Begin Information supplied

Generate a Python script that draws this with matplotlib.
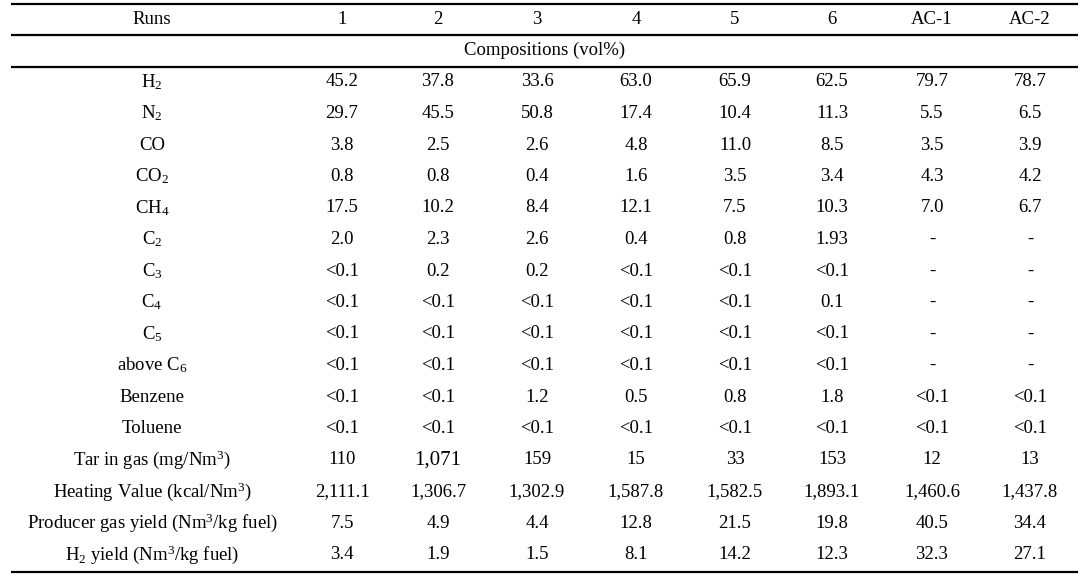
import matplotlib.pyplot as plt

plt.rcParams['font.family'] = ['Liberation Serif', 'DejaVu Serif']
plt.rcParams['mathtext.fontset'] = 'custom'
plt.rcParams['mathtext.rm'] = 'Liberation Serif'
plt.rcParams['mathtext.it'] = 'Liberation Serif:italic'

runs = ['1', '2', '3', '4', '5', '6', 'AC-1', 'AC-2']
section = 'Compositions (vol%)'

row_labels = [
    r'H$_\mathregular{2}$',
    r'N$_\mathregular{2}$',
    'CO',
    r'CO$_\mathregular{2}$',
    r'CH$_\mathregular{4}$',
    r'C$_\mathregular{2}$',
    r'C$_\mathregular{3}$',
    r'C$_\mathregular{4}$',
    r'C$_\mathregular{5}$',
    r'above C$_\mathregular{6}$',
    'Benzene',
    'Toluene',
    r'Tar in gas (mg/Nm$^\mathregular{3}$)',
    r'Heating Value (kcal/Nm$^\mathregular{3}$)',
    r'Producer gas yield (Nm$^\mathregular{3}$/kg fuel)',
    r'H$_\mathregular{2}$ yield (Nm$^\mathregular{3}$/kg fuel)',
]

h2 = ['45.2', '37.8', '33.6', '63.0', '65.9', '62.5', '79.7', '78.7']
n2 = ['29.7', '45.5', '50.8', '17.4', '10.4', '11.3', '5.5', '6.5']
co = ['3.8', '2.5', '2.6', '4.8', '11.0', '8.5', '3.5', '3.9']
co2 = ['0.8', '0.8', '0.4', '1.6', '3.5', '3.4', '4.3', '4.2']
ch4 = ['17.5', '10.2', '8.4', '12.1', '7.5', '10.3', '7.0', '6.7']
c2 = ['2.0', '2.3', '2.6', '0.4', '0.8', '1.93', '-', '-']
c3 = ['<0.1', '0.2', '0.2', '<0.1', '<0.1', '<0.1', '-', '-']
c4 = ['<0.1', '<0.1', '<0.1', '<0.1', '<0.1', '0.1', '-', '-']
c5 = ['<0.1', '<0.1', '<0.1', '<0.1', '<0.1', '<0.1', '-', '-']
c6_up = ['<0.1', '<0.1', '<0.1', '<0.1', '<0.1', '<0.1', '-', '-']
benzene = ['<0.1', '<0.1', '1.2', '0.5', '0.8', '1.8', '<0.1', '<0.1']
toluene = ['<0.1', '<0.1', '<0.1', '<0.1', '<0.1', '<0.1', '<0.1', '<0.1']
tar = ['110', '1,071', '159', '15', '33', '153', '12', '13']
heating = ['2,111.1', '1,306.7', '1,302.9', '1,587.8', '1,582.5', '1,893.1', '1,460.6', '1,437.8']
gas_yield = ['7.5', '4.9', '4.4', '12.8', '21.5', '19.8', '40.5', '34.4']
h2_yield = ['3.4', '1.9', '1.5', '8.1', '14.2', '12.3', '32.3', '27.1']

rows = [h2, n2, co, co2, ch4, c2, c3, c4, c5, c6_up, benzene, toluene,
        tar, heating, gas_yield, h2_yield]

# layout (pixel coordinates)
W, H = 1087, 578
label_x = 152
col_x = [342, 438, 537, 636, 735, 832, 932, 1030]
y0 = 19
step = 31.5
fs = 13.5
left, right = 11, 1078

fig = plt.figure(figsize=(W / 100, H / 100), dpi=100)
ax = fig.add_axes([0, 0, 1, 1])
ax.set_xlim(0, W)
ax.set_ylim(H, 0)
ax.axis('off')

def put(x, y, s, size=fs):
    ax.text(x, y, s, ha='center', va='center', fontsize=size, color='black')

put(label_x, y0, 'Runs')
for x, r in zip(col_x, runs):
    put(x, y0, r)

put((left + right) / 2, y0 + step, section)

for i, (lab, vals) in enumerate(zip(row_labels, rows)):
    y = y0 + (i + 2) * step
    put(label_x, y, lab)
    for x, v in zip(col_x, vals):
        # the 1,071 entry is set noticeably larger in the source
        put(x, y, v, size=fs + 1.5 if v == '1,071' else fs)

for yl in [4, 35, 67, 572]:
    ax.plot([left, right], [yl, yl], color='black', lw=1.6, solid_capstyle='butt')

fig.savefig('out.png', dpi=100)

End Information supplied

▶ _Exercise directions_: Copy out the listing exactly as it stands, but not the pictures.

▶ _Result for this task_:
Generate a Python script that draws this with matplotlib.
import matplotlib.pyplot as plt

plt.rcParams['font.family'] = ['Liberation Serif', 'DejaVu Serif']
plt.rcParams['mathtext.fontset'] = 'custom'
plt.rcParams['mathtext.rm'] = 'Liberation Serif'
plt.rcParams['mathtext.it'] = 'Liberation Serif:italic'

runs = ['1', '2', '3', '4', '5', '6', 'AC-1', 'AC-2']
section = 'Compositions (vol%)'

row_labels = [
    r'H$_\mathregular{2}$',
    r'N$_\mathregular{2}$',
    'CO',
    r'CO$_\mathregular{2}$',
    r'CH$_\mathregular{4}$',
    r'C$_\mathregular{2}$',
    r'C$_\mathregular{3}$',
    r'C$_\mathregular{4}$',
    r'C$_\mathregular{5}$',
    r'above C$_\mathregular{6}$',
    'Benzene',
    'Toluene',
    r'Tar in gas (mg/Nm$^\mathregular{3}$)',
    r'Heating Value (kcal/Nm$^\mathregular{3}$)',
    r'Producer gas yield (Nm$^\mathregular{3}$/kg fuel)',
    r'H$_\mathregular{2}$ yield (Nm$^\mathregular{3}$/kg fuel)',
]

h2 = ['45.2', '37.8', '33.6', '63.0', '65.9', '62.5', '79.7', '78.7']
n2 = ['29.7', '45.5', '50.8', '17.4', '10.4', '11.3', '5.5', '6.5']
co = ['3.8', '2.5', '2.6', '4.8', '11.0', '8.5', '3.5', '3.9']
co2 = ['0.8', '0.8', '0.4', '1.6', '3.5', '3.4', '4.3', '4.2']
ch4 = ['17.5', '10.2', '8.4', '12.1', '7.5', '10.3', '7.0', '6.7']
c2 = ['2.0', '2.3', '2.6', '0.4', '0.8', '1.93', '-', '-']
c3 = ['<0.1', '0.2', '0.2', '<0.1', '<0.1', '<0.1', '-', '-']
c4 = ['<0.1', '<0.1', '<0.1', '<0.1', '<0.1', '0.1', '-', '-']
c5 = ['<0.1', '<0.1', '<0.1', '<0.1', '<0.1', '<0.1', '-', '-']
c6_up = ['<0.1', '<0.1', '<0.1', '<0.1', '<0.1', '<0.1', '-', '-']
benzene = ['<0.1', '<0.1', '1.2', '0.5', '0.8', '1.8', '<0.1', '<0.1']
toluene = ['<0.1', '<0.1', '<0.1', '<0.1', '<0.1', '<0.1', '<0.1', '<0.1']
tar = ['110', '1,071', '159', '15', '33', '153', '12', '13']
heating = ['2,111.1', '1,306.7', '1,302.9', '1,587.8', '1,582.5', '1,893.1', '1,460.6', '1,437.8']
gas_yield = ['7.5', '4.9', '4.4', '12.8', '21.5', '19.8', '40.5', '34.4']
h2_yield = ['3.4', '1.9', '1.5', '8.1', '14.2', '12.3', '32.3', '27.1']

rows = [h2, n2, co, co2, ch4, c2, c3, c4, c5, c6_up, benzene, toluene,
        tar, heating, gas_yield, h2_yield]

# layout (pixel coordinates)
W, H = 1087, 578
label_x = 152
col_x = [342, 438, 537, 636, 735, 832, 932, 1030]
y0 = 19
step = 31.5
fs = 13.5
left, right = 11, 1078

fig = plt.figure(figsize=(W / 100, H / 100), dpi=100)
ax = fig.add_axes([0, 0, 1, 1])
ax.set_xlim(0, W)
ax.set_ylim(H, 0)
ax.axis('off')

def put(x, y, s, size=fs):
    ax.text(x, y, s, ha='center', va='center', fontsize=size, color='black')

put(label_x, y0, 'Runs')
for x, r in zip(col_x, runs):
    put(x, y0, r)

put((left + right) / 2, y0 + step, section)

for i, (lab, vals) in enumerate(zip(row_labels, rows)):
    y = y0 + (i + 2) * step
    put(label_x, y, lab)
    for x, v in zip(col_x, vals):
        # the 1,071 entry is set noticeably larger in the source
        put(x, y, v, size=fs + 1.5 if v == '1,071' else fs)

for yl in [4, 35, 67, 572]:
    ax.plot([left, right], [yl, yl], color='black', lw=1.6, solid_capstyle='butt')

fig.savefig('out.png', dpi=100)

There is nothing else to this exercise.